Exercise details
Print them exactly: the lines from the beginning of the entries below through the line that contains "from bokeh.resources import INLINE", and only those, with the pictures left out.

Data entries
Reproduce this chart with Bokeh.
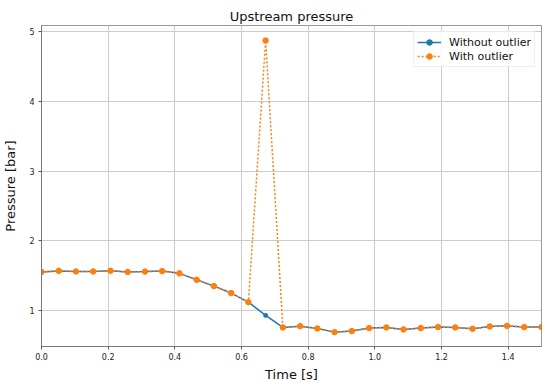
from bokeh.plotting import figure
from bokeh.models import ColumnDataSource, FixedTicker, Range1d
from bokeh.embed import file_html
from bokeh.resources import INLINE

time_s = [0.0, 0.0517, 0.1034, 0.1552, 0.2069, 0.2586, 0.3103, 0.3621, 0.4138, 0.4655,
          0.5172, 0.5690, 0.6207, 0.6724, 0.7241, 0.7759, 0.8276, 0.8793, 0.9310, 0.9828,
          1.0345, 1.0862, 1.1379, 1.1897, 1.2414, 1.2931, 1.3448, 1.3966, 1.4483, 1.5]
without_outlier = [1.553, 1.568, 1.560, 1.560, 1.570, 1.553, 1.558, 1.565, 1.533, 1.440,
                   1.350, 1.250, 1.120, 0.930, 0.757, 0.776, 0.743, 0.690, 0.705, 0.748,
                   0.757, 0.729, 0.748, 0.762, 0.757, 0.738, 0.771, 0.780, 0.762, 0.762]
with_outlier = [1.553, 1.568, 1.560, 1.560, 1.570, 1.553, 1.558, 1.565, 1.533, 1.440,
                1.350, 1.250, 1.120, 4.870, 0.757, 0.776, 0.743, 0.690, 0.705, 0.748,
                0.757, 0.729, 0.748, 0.762, 0.757, 0.738, 0.771, 0.780, 0.762, 0.762]
x_ticks = [0.0, 0.2, 0.4, 0.6, 0.8, 1.0, 1.2, 1.4]
y_ticks = [1, 2, 3, 4, 5]

src = ColumnDataSource(dict(t=time_s, a=without_outlier, b=with_outlier))

FONT = "DejaVu Sans"
p = figure(width=550, height=388, output_backend="svg", toolbar_location=None,
           x_range=Range1d(0, 1.5), y_range=Range1d(0.484, 5.086),
           min_border_left=38, min_border_right=9, min_border_top=25, min_border_bottom=42)

p.title.text = "Upstream pressure"
p.title.align = "center"
p.title.text_font = FONT
p.title.text_font_size = "13px"
p.title.text_font_style = "normal"
p.title.text_color = "#111111"
p.title.standoff = 4

blue = "#1f77b4"
orange = "#ff7f0e"
p.line("t", "a", source=src, line_color=blue, line_width=1.5, legend_label="Without outlier")
p.scatter("t", "a", source=src, size=4, fill_color=blue, line_color=blue, legend_label="Without outlier")
p.line("t", "b", source=src, line_color=orange, line_width=1.5, line_dash="2 2", legend_label="With outlier")
p.scatter("t", "b", source=src, size=5.5, fill_color=orange, line_color=orange, legend_label="With outlier")

for ax in (p.xaxis[0], p.yaxis[0]):
    ax.axis_line_color = "#777777"
    ax.major_tick_line_color = "#555555"
    ax.major_tick_out = 3
    ax.major_tick_in = 0
    ax.minor_tick_line_color = None
    ax.major_label_text_font = FONT
    ax.major_label_text_font_size = "8px"
    ax.major_label_text_color = "#222222"
    ax.axis_label_text_font = FONT
    ax.axis_label_text_font_size = "13px"
    ax.axis_label_text_font_style = "normal"
    ax.axis_label_text_color = "#111111"
    ax.major_label_standoff = 4

p.xaxis.axis_label = "Time [s]"
p.yaxis.axis_label = "Pressure [bar]"
p.xaxis.axis_label_standoff = 4
p.yaxis.axis_label_standoff = 8
p.xaxis.major_label_standoff = 3
p.xaxis.ticker = FixedTicker(ticks=x_ticks)
p.yaxis.ticker = FixedTicker(ticks=y_ticks)
p.xaxis.major_label_overrides = {v: f"{v:.1f}" for v in x_ticks}

p.xgrid.ticker = FixedTicker(ticks=x_ticks)
p.ygrid.ticker = FixedTicker(ticks=y_ticks)
p.grid.grid_line_color = "#cccccc"
p.grid.grid_line_width = 1
p.outline_line_color = "#999999"

p.legend.location = "top_right"
p.legend.label_text_font = FONT
p.legend.label_text_font_size = "11px"
p.legend.label_text_color = "#111111"
p.legend.border_line_color = "#dddddd"
p.legend.background_fill_alpha = 0.8
p.legend.margin = 6
p.legend.padding = 3
p.legend.spacing = 0
p.legend.label_height = 14
p.legend.glyph_height = 14
p.legend.glyph_width = 24
p.legend.label_standoff = 8

open("out.html", "w").write(file_html(p, INLINE))
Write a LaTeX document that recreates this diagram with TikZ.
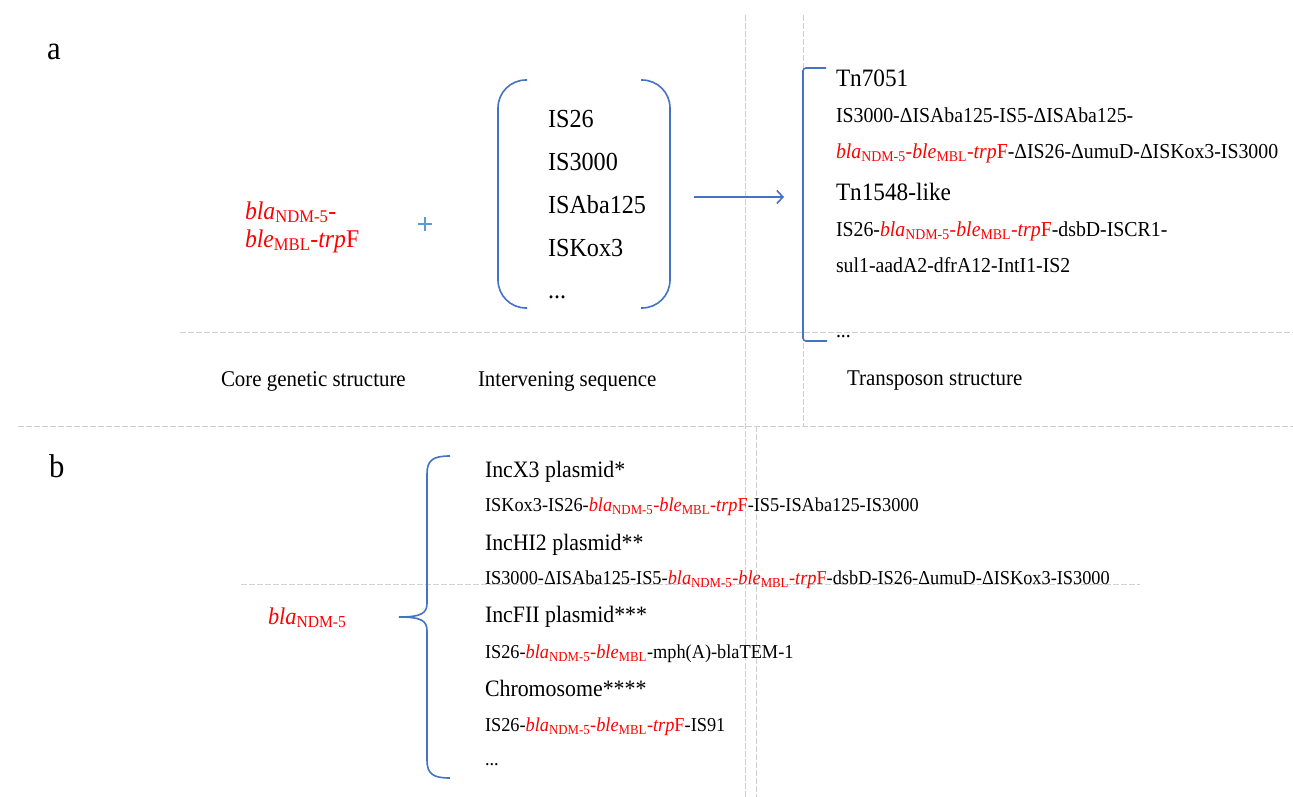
\documentclass[tikz,border=0pt]{standalone}
\usepackage{fontspec}
\setmainfont{Liberation Serif}[FakeStretch=0.93]
\usetikzlibrary{arrows.meta}
\definecolor{lineblue}{HTML}{4472C4}
\definecolor{plusblue}{HTML}{5B9BD5}
\definecolor{sepgray}{HTML}{CFCFCF}
\newcommand\fs[1]{\fontsize{#1}{#1}\selectfont}
\newcommand\gcore{\textcolor{red}{\textit{bla}\textsubscript{NDM-5}-\textit{ble}\textsubscript{MBL}-\textit{trp}F}}
\newcommand\gbb{\textcolor{red}{\textit{bla}\textsubscript{NDM-5}-\textit{ble}\textsubscript{MBL}}}
\begin{document}
\begin{tikzpicture}[x=1pt,y=-1pt,
  txt/.style={anchor=base west,inner sep=0pt,outer sep=0pt},
  panel/.style={txt,font=\fs{33}},
  core/.style={txt,font=\fs{25.5},text=red},
  iseq/.style={txt,font=\fs{26}},
  head/.style={txt,font=\fs{25}},
  gene/.style={txt,font=\fs{21.3}},
  headb/.style={txt,font=\fs{23.5}},
  geneb/.style={txt,font=\fs{19.7}},
  lab/.style={txt,font=\fs{22.5}},
  sepline/.style={draw=sepgray,line width=0.8pt,dash pattern=on 6pt off 2pt},
  blueline/.style={draw=lineblue,line width=1.6pt},
]
\path[use as bounding box] (0,0) rectangle (1293,797);

% separator lines
\path[sepline] (745,15) -- (745,797);
\path[sepline] (803,15) -- (803,426);
\path[sepline] (756,426) -- (756,797);
\path[sepline] (180,332) -- (1293,332);
\path[sepline] (18,426) -- (1293,426);
\path[sepline] (241,584) -- (1140,584);

% panel a
\node[panel] (pa) at (47,60) {a};
\node[core] (core1) at (245,219) {\textit{bla}\textsubscript{NDM-5}-};
\node[core] (core2) at (245,247) {\textit{ble}\textsubscript{MBL}-\textit{trp}F};
\draw[draw=plusblue,line width=1.3pt] (418,224) -- (432,224) (425,217) -- (425,231);

\draw[blueline,rounded corners=28pt] (527,80) -- (498,80) -- (498,308) -- (527,308);
\draw[blueline,rounded corners=28pt] (641,80) -- (670,80) -- (670,308) -- (641,308);
\node[iseq] (is1) at (548,128) {IS26};
\node[iseq] (is2) at (548,171) {IS3000};
\node[iseq] (is3) at (548,213) {ISAba125};
\node[iseq] (is4) at (548,256) {ISKox3};
\node[iseq] (is5) at (548,298) {...};

\coordinate (arrS) at (694,197);
\coordinate (arrE) at (784,197);
\draw[blueline,-{Straight Barb[length=6pt,width=13pt]}] (arrS) -- (arrE);

\draw[blueline,rounded corners=3pt] (826,68) -- (803,68) -- (803,341) -- (827,341);
\node[head] (tn1) at (836,87) {Tn7051};
\node[gene] (tn1a) at (836,123) {IS3000-ΔISAba125-IS5-ΔISAba125-};
\node[gene] (tn1b) at (836,158) {\gcore-ΔIS26-ΔumuD-ΔISKox3-IS3000};
\node[head] (tn2) at (836,200) {Tn1548-like};
\node[gene] (tn2a) at (836,236) {IS26-\gcore-dsbD-ISCR1-};
\node[gene] (tn2b) at (836,272) {sul1-aadA2-dfrA12-IntI1-IS2};
\node[gene] (tn3) at (836,337) {...};

\node[lab] (l1) at (221,386) {Core genetic structure};
\node[lab] (l2) at (478,386) {Intervening sequence};
\node[lab] (l3) at (847,385) {Transposon structure};

% panel b
\node[panel] (pb) at (49,477) {b};
\node[core,font=\fs{24}] (ndm) at (268,624) {\textit{bla}\textsubscript{NDM-5}};
\draw[blueline] (450,456) .. controls (433,456) and (427,460) .. (427,474)
  -- (427,603) .. controls (427,613) and (422,617) .. (399,617)
  .. controls (422,617) and (427,621) .. (427,631)
  -- (427,760) .. controls (427,774) and (433,778) .. (450,778);
\node[headb] (b1) at (485,477) {IncX3 plasmid*};
\node[geneb] (b1a) at (485,511) {ISKox3-IS26-\gcore-IS5-ISAba125-IS3000};
\node[headb] (b2) at (485,550) {IncHI2 plasmid**};
\node[geneb] (b2a) at (485,584) {IS3000-ΔISAba125-IS5-\gcore-dsbD-IS26-ΔumuD-ΔISKox3-IS3000};
\node[headb] (b3) at (485,622) {IncFII plasmid***};
\node[geneb] (b3a) at (485,658) {IS26-\gbb-mph(A)-blaTEM-1};
\node[headb] (b4) at (485,696) {Chromosome****};
\node[geneb] (b4a) at (485,731) {IS26-\gcore-IS91};
\node[geneb] (b5) at (485,765) {...};
\end{tikzpicture}
\end{document}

Solution
Reproduce this chart with Bokeh.
from bokeh.plotting import figure
from bokeh.models import ColumnDataSource, FixedTicker, Range1d
from bokeh.embed import file_html
from bokeh.resources import INLINE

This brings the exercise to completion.